(Rows from a dataset of charts and code)
● ● ● ●

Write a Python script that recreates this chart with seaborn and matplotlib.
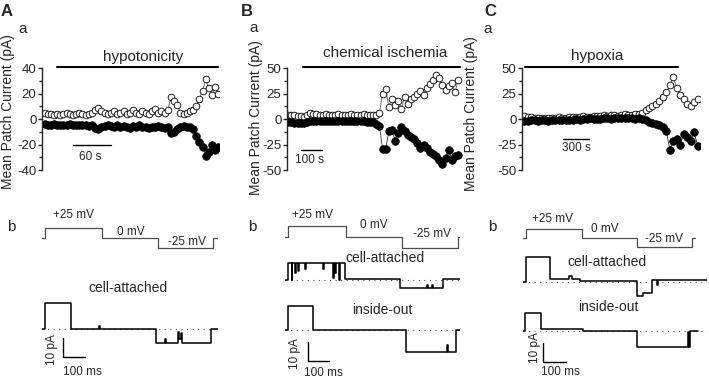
import numpy as np
import seaborn as sns
import matplotlib.pyplot as plt
from matplotlib.ticker import MultipleLocator

# ---- top row: mean patch current (pA) vs time (s) ----
# A - hypotonicity, every 5 s
dt_A = 5
open_A = [4.5, 4, 4, 3.5, 4,
          3.5, 4, 4.5, 4, 3.5, 4, 5, 4, 3.5, 4, 5,
          7, 9, 6, 5,
          4, 5, 6, 4, 5, 6, 4, 5, 7, 5, 4, 6, 5, 4, 6, 8, 5, 6, 5, 7,
          17, 14, 11, 5,
          4, 5, 6, 7,
          10, 16, 22, 31, 24, 19, 25, 20]
filled_A = [-4, -5, -4.5, -4, -5,
            -4.5, -5, -5, -4, -4.5, -5, -5, -4.5, -5, -5.5, -5,
            -7, -8, -6, -5.5,
            -5, -5.5, -6, -5, -6, -5.5, -6, -7, -5.5, -6, -5, -6, -6.5, -7, -6, -6, -5.5, -6, -7, -6,
            -11, -10, -8, -6,
            -5.5, -6, -6, -8,
            -13, -18, -22, -29, -26, -20, -24, -22]
treat_A = (20, 275)

# B - chemical ischemia, every 15 s
dt_B = 15
open_B = [4, 4, 3.5, 3, 2.5, 2,
          4, 6, 5, 4.5,
          4, 4, 4.5, 4, 4, 4, 4.5, 4, 4, 4, 4.5, 4, 4, 4, 4.5, 4, 4, 4,
          3.5, 6,
          25, 29, 12, 20, 14, 18, 10, 22, 15, 20,
          22, 25, 27, 24, 30, 34,
          38, 43, 40, 33, 28, 32, 35, 26, 38]
filled_B = [-2.5, -3, -3.5, -4, -4, -4,
            -3, -2, -2, -2,
            -2, -2, -2, -2, -2, -2, -2, -2, -2, -2, -2, -2, -2, -2, -2, -2.5, -3, -3,
            -5, -7,
            -29, -29, -12, -11, -22, -14, -8, -12, -16, -18,
            -20, -24, -28, -25, -28, -32,
            -34, -36, -40, -44, -38, -30, -40, -36, -35]
treat_B = (71, 819)

# C - hypoxia, every 40 s
dt_C = 40
open_C = [3, 2, 1.5,
          1, 0.5, 1, 1, 0.5, 1, 1, 1.5, 1, 1, 1.5, 2, 1.5, 2, 2.5, 2,
          2, 3, 3, 3, 4, 3, 3.5, 4, 3, 4, 4.5, 4, 3.5, 4.5, 5, 6,
          9, 11, 13, 15, 18, 22,
          26, 33, 41,
          30, 24, 20, 15, 13, 17, 20]
filled_C = [-2, -1.5, -1,
            -1, -1.5, -1, -1, -1.5, -1, -1, -1, -0.5, -1, -0.5, -0.5, 0, -0.5, 0, 0,
            0.5, 0, 0, 0, 0.5, 0.5, 0, 1, 0.5, 0.5, 1, 1, 0.5, 0, 0.5, 0,
            -1, -3, -4, -5, -6, -8,
            -12, -30, -22,
            -20, -25, -15, -18, -22, -13, -26]
treat_C = (10, 1774)

# ---- bottom row: voltage protocol (mV) and single-channel traces (pA), time in ms ----
vt_A = [0, 14, 273, 527, 777, 800]
v_A = [0, 25, 0, -25, 0]
ca_t_A = [0, 14, 130, 258, 262, 518, 560, 563, 618, 624, 630, 636, 767, 800]
ca_A = [0, 13.5, 0, 1.5, 0, -7.4, -5, -7.4, -1.5, -5, -2, -7.4, 0]

vt_B = [0, 14, 290, 557, 824, 833]
v_B = [0, 25, 0, -25, 0]
ca_t_B = [0, 14, 32, 35, 48, 51, 63, 66, 95, 98, 181, 184, 230, 233, 238, 241, 259, 262,
          286, 548, 675, 680, 700, 704, 754, 833]
ca_B = [0, 9.1, 0, 9.1, 3.5, 9.1, 5, 9.1, 6, 9.1, 6, 9.1, 1, 9.1, 3.5, 9.1, 0, 9.1,
        0.3, -4.4, -2.6, -4.4, -2.6, -4.4, 0.3]
io_t_B = [0, 14, 133, 576, 772, 776, 814, 833]
io_B = [0, 12.6, 0, -11.6, -7.9, -11.6, 0]

vt_C = [0, 13, 257, 496, 735, 748]
v_C = [0, 25, 0, -25, 0]
ca_t_C = [0, 13, 117, 200, 215, 248, 496, 520, 561, 583, 586, 800]
ca_C = [0, 13.2, 1.5, 3, 1.5, 0.5, -7.5, -6, 1, -1.6, 1]
io_t_C = [0, 9, 78, 261, 496, 716, 720, 726, 761]
io_C = [0, 9.5, 0.8, 0, -8.2, -0.5, -8.2, 0]

sns.set_style('ticks')
plt.rcParams['font.family'] = ['Liberation Sans', 'DejaVu Sans']
plt.rcParams['axes.unicode_minus'] = False

W, H = 709, 380
fig = plt.figure(figsize=(W / 100, H / 100), dpi=100)


def px_axes(x0, width, ytop, ybot):
    ax = fig.add_axes([x0 / W, 1 - ybot / H, width / W, (ybot - ytop) / H])
    ax.set_facecolor('none')
    return ax


def top_panel(x0, pps, xlim, ylim, major, dt, opn, fil, treat, label, label_xy,
              bar, bar_txt_xy, bar_txt):
    ax = px_axes(x0, (xlim[1] - xlim[0]) * pps, 68, 170)
    t = np.arange(len(opn)) * dt
    sns.lineplot(x=t, y=opn, ax=ax, color='0.35', lw=0.6, marker='o', markersize=4.8,
                 markerfacecolor='white', markeredgecolor='black', markeredgewidth=0.6)
    sns.lineplot(x=t, y=fil, ax=ax, color='0.2', lw=0.6, marker='o', markersize=5.5,
                 markerfacecolor='black', markeredgecolor='black', markeredgewidth=0.5)
    ax.set_xlim(*xlim)
    ax.set_ylim(*ylim)
    ax.set_xticks([])
    ax.set_xlabel('')
    ax.set_ylabel('')
    ax.yaxis.set_major_locator(MultipleLocator(major))
    ax.yaxis.set_minor_locator(MultipleLocator(major / 2))
    ax.tick_params(axis='y', which='major', length=3, width=1, pad=1, labelsize=9.5)
    ax.tick_params(axis='y', which='minor', length=2.5, width=1)
    for s in ['top', 'right', 'bottom']:
        ax.spines[s].set_visible(False)
    ax.spines['left'].set_linewidth(1)
    # treatment bar
    ax.plot(treat, [ylim[1] + 0.5] * 2, color='black', lw=1.5, clip_on=False)
    ax.text(*label_xy, label, ha='center', va='center', fontsize=11)
    # time scale bar
    ax.plot(bar[:2], [bar[2]] * 2, color='black', lw=1, clip_on=False)
    ax.text(*bar_txt_xy, bar_txt, ha='center', va='center', fontsize=8.5)
    return ax


top_panel(42, 0.632, (-4, 276), (-40, 40), 20, dt_A, open_A, filled_A, treat_A,
          'hypotonicity', (156, 49), (45, 105, -20), (73, -30), '60 s')
top_panel(287, 0.21, (-5, 830), (-50, 50), 25, dt_B, open_B, filled_B, treat_B,
          'chemical ischemia', (462, 65), (62, 162, -30), (104, -40.5), '100 s')
top_panel(522, 0.0867, (-25, 2030), (-50, 50), 25, dt_C, open_C, filled_C, treat_C,
          'hypoxia', (840, 62), (448, 748, -20), (598, -28.5), '300 s')


def trace_axes(x0, ppms, tmax, ybase, ppu, ytop, ybot):
    ax = px_axes(x0, tmax * ppms, ytop, ybot)
    ax.set_xlim(0, tmax)
    ax.set_ylim((ybase - ybot) / ppu, (ybase - ytop) / ppu)
    ax.axis('off')
    return ax


def step(ax, t, lev, color='black', lw=1.1):
    sns.lineplot(x=t, y=list(lev) + [lev[-1]], ax=ax, drawstyle='steps-post',
                 color=color, lw=lw)


def vpanel(x0, ppms, tmax, ybase, ppu, vt, v, txt):
    ax = trace_axes(x0, ppms, tmax, ybase, ppu, 200, 260)
    step(ax, vt, v, color='0.3', lw=0.9)
    for (x, y), s in zip(txt, ['+25 mV', '0 mV', '-25 mV']):
        ax.text(x, y, s, ha='center', va='center', fontsize=8.5)


def ipanel(x0, ppms, tmax, ybase, ytop, ybot, t, lev, name, name_xy):
    ax = trace_axes(x0, ppms, tmax, ybase, 1.9, ytop, ybot)
    ax.axhline(0, color='0.35', lw=0.8, ls=(0, (1, 4)))
    step(ax, t, lev)
    ax.text(*name_xy, name, ha='center', va='center', fontsize=10)
    return ax


def scale_bar(ax, x, ytop, ybot, x_txt1, y_txt1, x_txt2, y_txt2):
    ax.plot([x, x, x + 100], [ytop, ybot, ybot], color='black', lw=1)
    ax.text(x_txt1, y_txt1, '10 pA', rotation=90, ha='center', va='center', fontsize=8.5)
    ax.text(x_txt2, y_txt2, '100 ms', ha='center', va='center', fontsize=8.5)


# A b
vpanel(42, 0.22, 800, 238, 0.4, vt_A, v_A, [(141, 57.5), (405, 16), (658, -11)])
ax = ipanel(42, 0.22, 800, 329, 275, 380, ca_t_A, ca_A, 'cell-attached', (392, 21.6))
scale_bar(ax, 95, -4.7, -14.7, 45, -11, 184, -22.6)

# B b
vpanel(285, 0.21, 833, 237, 0.43, vt_B, v_B, [(133, 51), (421, 28), (700, 8)])
ipanel(285, 0.21, 833, 280, 245, 300, ca_t_B, ca_B, 'cell-attached', (478, 11.6))
ax = ipanel(285, 0.21, 833, 330, 300, 380, io_t_B, io_B, 'inside-out', (464, 10.5))
scale_bar(ax, 111, -6.2, -16.2, 48, -12.4, 183, -22.4)

# C b
vpanel(523, 0.23, 800, 238, 0.36, vt_C, v_C, [(130, 53), (357, 25), (615, -3)])
ipanel(523, 0.23, 800, 282, 245, 300, ca_t_C, ca_C, 'cell-attached', (367, 10.5))
ax = ipanel(523, 0.23, 800, 331, 300, 380, io_t_C, io_C, 'inside-out', (370, 12.6))
scale_bar(ax, 86, -6.3, -16.3, 52, -8.7, 163, -21.8)

# panel letters and y labels
for x, y, s in [(7, 11, 'A'), (247, 11, 'B'), (490, 11, 'C')]:
    fig.text(x / W, 1 - y / H, s, ha='center', va='center', fontsize=12, fontweight='bold')
for x, y, s in [(23, 29, 'a'), (254, 28, 'a'), (488, 29, 'a'),
                (11, 227, 'b'), (252, 227, 'b'), (492, 227, 'b')]:
    fig.text(x / W, 1 - y / H, s, ha='center', va='center', fontsize=11)
for x, y in [(8, 112), (256, 118), (471, 114)]:
    fig.text(x / W, 1 - y / H, 'Mean Patch Current (pA)', rotation=90,
             ha='center', va='center', fontsize=10)

fig.savefig('out.png', dpi=100)
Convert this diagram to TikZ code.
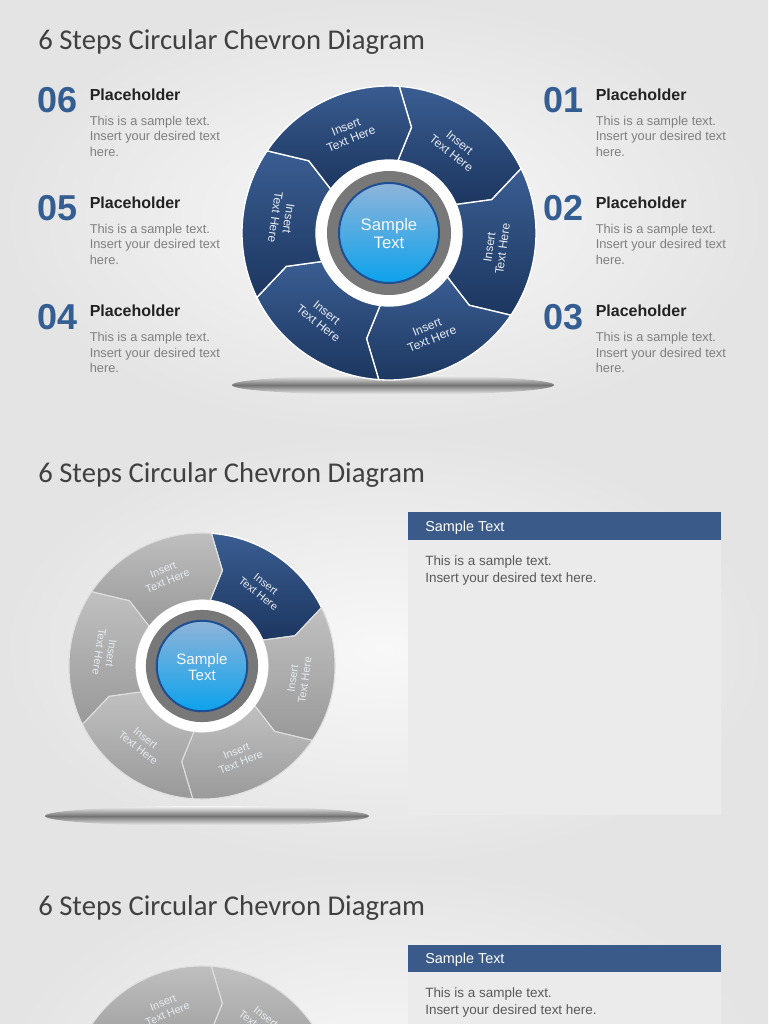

● ● ● ●

== Given problem ==
Identify the lines in the entries that hold "matplotlib" and return each one.

== Exercise result ==
Write a Python script that recreates this chart with seaborn and matplotlib.
import matplotlib.pyplot as plt
from matplotlib.ticker import MultipleLocator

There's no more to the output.